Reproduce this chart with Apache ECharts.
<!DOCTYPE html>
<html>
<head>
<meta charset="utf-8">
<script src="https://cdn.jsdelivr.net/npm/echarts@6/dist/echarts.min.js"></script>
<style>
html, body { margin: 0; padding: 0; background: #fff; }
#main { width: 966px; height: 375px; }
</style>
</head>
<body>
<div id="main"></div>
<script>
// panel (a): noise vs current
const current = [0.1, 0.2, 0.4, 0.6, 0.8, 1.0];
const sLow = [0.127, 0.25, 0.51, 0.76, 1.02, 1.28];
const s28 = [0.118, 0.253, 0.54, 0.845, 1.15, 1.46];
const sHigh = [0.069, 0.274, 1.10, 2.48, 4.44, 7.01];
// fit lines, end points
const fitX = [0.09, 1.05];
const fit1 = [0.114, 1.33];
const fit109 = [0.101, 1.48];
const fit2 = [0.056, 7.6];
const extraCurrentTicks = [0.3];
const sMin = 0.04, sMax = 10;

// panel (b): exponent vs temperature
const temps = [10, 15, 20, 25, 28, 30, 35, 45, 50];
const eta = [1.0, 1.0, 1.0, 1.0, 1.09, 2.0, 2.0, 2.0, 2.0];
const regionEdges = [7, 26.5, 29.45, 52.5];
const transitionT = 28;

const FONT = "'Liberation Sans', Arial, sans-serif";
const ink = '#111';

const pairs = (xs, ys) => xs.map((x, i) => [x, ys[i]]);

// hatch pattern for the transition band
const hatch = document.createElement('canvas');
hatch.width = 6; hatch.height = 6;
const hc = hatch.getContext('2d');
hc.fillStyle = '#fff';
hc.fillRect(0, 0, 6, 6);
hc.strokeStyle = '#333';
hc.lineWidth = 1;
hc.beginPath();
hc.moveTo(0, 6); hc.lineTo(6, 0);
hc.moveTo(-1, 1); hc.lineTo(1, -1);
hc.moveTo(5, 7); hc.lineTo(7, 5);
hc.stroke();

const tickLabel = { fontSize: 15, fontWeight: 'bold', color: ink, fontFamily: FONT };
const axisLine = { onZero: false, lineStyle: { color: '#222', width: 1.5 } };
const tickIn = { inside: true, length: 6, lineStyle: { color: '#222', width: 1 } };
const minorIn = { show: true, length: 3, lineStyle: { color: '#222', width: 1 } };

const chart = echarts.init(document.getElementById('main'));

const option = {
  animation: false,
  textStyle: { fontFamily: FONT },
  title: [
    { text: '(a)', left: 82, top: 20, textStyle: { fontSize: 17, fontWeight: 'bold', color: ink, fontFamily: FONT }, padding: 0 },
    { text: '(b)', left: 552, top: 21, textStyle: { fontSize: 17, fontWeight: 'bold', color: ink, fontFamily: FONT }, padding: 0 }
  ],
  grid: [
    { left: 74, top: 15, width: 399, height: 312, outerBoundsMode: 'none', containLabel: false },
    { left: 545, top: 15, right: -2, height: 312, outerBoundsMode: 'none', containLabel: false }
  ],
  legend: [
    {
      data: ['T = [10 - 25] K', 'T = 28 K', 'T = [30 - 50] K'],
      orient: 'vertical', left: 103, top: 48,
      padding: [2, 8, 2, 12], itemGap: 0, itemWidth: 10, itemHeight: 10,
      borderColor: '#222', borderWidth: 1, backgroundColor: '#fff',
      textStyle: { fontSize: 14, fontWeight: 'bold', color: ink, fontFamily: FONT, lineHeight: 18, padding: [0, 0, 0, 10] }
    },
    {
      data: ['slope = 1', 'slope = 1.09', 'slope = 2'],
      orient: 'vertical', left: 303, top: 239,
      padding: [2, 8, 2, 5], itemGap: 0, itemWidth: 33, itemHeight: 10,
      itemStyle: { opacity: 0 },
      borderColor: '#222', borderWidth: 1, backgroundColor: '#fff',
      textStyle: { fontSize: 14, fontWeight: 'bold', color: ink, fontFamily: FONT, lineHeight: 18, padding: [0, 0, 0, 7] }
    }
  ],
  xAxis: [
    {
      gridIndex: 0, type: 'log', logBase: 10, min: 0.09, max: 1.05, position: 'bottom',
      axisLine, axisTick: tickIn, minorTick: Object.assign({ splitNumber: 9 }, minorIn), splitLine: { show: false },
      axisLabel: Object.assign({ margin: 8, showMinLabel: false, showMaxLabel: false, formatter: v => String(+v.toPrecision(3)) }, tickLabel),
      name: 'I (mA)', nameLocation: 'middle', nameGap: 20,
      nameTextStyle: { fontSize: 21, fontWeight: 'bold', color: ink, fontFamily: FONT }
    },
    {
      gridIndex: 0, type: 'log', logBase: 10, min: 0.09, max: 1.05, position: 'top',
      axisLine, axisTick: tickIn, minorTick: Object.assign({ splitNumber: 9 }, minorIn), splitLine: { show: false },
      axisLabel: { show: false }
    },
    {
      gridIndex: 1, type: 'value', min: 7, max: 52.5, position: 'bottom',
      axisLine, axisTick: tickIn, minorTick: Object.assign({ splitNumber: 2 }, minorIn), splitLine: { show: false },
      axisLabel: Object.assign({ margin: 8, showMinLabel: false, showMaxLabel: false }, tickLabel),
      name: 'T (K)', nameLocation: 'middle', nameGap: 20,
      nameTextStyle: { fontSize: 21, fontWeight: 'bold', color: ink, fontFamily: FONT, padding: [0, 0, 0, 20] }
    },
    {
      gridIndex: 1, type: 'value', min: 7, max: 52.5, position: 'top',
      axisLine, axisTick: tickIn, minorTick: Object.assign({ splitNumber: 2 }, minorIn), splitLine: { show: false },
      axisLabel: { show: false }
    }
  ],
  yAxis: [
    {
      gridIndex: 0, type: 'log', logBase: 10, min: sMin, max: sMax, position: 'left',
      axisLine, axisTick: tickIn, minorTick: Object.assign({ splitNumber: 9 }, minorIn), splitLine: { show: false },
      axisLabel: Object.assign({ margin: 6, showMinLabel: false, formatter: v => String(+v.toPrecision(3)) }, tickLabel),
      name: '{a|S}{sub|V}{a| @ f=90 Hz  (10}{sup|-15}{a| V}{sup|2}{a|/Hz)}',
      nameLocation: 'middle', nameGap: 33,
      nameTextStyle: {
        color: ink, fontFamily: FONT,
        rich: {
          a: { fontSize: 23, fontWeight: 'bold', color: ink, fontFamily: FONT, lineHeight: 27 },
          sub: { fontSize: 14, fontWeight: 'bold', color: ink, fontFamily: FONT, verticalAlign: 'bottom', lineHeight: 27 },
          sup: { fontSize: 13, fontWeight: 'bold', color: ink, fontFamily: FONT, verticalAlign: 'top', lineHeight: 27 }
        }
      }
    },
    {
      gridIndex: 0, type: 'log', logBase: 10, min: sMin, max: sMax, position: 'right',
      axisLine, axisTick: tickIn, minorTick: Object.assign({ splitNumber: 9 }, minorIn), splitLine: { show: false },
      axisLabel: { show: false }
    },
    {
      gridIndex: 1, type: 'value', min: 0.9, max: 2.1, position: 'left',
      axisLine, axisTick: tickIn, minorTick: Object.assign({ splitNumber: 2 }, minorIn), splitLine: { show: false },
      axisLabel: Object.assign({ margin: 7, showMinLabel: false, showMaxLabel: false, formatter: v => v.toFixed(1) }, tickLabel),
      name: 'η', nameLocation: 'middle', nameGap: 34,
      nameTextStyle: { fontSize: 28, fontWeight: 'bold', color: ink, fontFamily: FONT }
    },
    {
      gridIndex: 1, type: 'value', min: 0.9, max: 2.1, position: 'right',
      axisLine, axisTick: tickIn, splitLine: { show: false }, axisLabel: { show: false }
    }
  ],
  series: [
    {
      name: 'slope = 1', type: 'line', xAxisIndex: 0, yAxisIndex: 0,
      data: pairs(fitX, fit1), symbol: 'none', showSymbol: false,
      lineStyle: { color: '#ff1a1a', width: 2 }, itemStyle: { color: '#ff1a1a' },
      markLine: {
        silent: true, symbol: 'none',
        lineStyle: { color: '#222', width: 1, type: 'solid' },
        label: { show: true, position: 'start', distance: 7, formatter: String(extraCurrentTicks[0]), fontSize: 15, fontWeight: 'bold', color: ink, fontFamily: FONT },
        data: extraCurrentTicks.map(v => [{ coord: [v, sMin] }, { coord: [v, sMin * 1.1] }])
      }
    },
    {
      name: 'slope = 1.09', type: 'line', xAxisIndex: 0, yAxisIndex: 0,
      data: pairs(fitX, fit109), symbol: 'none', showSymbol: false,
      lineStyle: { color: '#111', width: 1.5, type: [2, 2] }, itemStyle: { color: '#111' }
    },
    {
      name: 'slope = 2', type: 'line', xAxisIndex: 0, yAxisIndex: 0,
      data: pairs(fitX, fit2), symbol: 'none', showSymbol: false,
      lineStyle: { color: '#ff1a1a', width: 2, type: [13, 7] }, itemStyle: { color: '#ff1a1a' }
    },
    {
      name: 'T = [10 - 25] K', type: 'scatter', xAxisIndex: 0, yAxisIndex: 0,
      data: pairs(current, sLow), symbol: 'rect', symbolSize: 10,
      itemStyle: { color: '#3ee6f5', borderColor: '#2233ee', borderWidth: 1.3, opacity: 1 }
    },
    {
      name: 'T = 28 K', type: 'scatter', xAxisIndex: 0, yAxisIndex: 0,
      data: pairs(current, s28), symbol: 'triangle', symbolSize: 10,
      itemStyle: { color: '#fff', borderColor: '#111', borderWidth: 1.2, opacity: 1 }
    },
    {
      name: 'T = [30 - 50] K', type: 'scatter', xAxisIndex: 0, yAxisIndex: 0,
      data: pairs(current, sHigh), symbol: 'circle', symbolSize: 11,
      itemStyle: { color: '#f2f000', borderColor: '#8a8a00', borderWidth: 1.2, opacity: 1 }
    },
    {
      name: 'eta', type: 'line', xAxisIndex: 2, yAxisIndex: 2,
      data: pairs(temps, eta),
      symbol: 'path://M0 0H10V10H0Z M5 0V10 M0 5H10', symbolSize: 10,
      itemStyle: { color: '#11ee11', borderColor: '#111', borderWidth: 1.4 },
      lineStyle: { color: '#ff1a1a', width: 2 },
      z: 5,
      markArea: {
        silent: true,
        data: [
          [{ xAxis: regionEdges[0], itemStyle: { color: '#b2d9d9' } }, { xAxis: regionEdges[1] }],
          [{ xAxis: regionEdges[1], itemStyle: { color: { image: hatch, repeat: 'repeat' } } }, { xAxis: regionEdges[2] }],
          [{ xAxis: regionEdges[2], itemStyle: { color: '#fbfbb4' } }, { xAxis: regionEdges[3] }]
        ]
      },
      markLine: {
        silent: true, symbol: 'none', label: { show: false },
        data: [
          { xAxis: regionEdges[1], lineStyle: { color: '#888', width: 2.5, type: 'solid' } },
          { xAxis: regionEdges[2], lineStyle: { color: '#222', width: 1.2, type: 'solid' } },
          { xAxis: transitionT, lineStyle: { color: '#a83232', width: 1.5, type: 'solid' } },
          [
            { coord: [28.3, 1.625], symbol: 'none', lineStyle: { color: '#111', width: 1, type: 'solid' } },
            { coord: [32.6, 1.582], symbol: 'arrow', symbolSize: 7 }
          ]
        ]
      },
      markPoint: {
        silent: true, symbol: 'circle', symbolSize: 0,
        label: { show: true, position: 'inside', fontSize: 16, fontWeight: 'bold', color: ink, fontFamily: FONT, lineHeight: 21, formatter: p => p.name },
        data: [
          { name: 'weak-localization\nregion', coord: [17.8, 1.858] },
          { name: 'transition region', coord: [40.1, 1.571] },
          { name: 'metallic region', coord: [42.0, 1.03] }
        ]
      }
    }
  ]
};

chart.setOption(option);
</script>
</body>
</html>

########

> **What the task asks**
Starting at the top of the data above, repeat every line exactly until the line containing "const sMin = 0.04, sMax = 10;" has been given, then stop.

> **Response to the exercise**
Reproduce this chart with Apache ECharts.
<!DOCTYPE html>
<html>
<head>
<meta charset="utf-8">
<script src="https://cdn.jsdelivr.net/npm/echarts@6/dist/echarts.min.js"></script>
<style>
html, body { margin: 0; padding: 0; background: #fff; }
#main { width: 966px; height: 375px; }
</style>
</head>
<body>
<div id="main"></div>
<script>
// panel (a): noise vs current
const current = [0.1, 0.2, 0.4, 0.6, 0.8, 1.0];
const sLow = [0.127, 0.25, 0.51, 0.76, 1.02, 1.28];
const s28 = [0.118, 0.253, 0.54, 0.845, 1.15, 1.46];
const sHigh = [0.069, 0.274, 1.10, 2.48, 4.44, 7.01];
// fit lines, end points
const fitX = [0.09, 1.05];
const fit1 = [0.114, 1.33];
const fit109 = [0.101, 1.48];
const fit2 = [0.056, 7.6];
const extraCurrentTicks = [0.3];
const sMin = 0.04, sMax = 10;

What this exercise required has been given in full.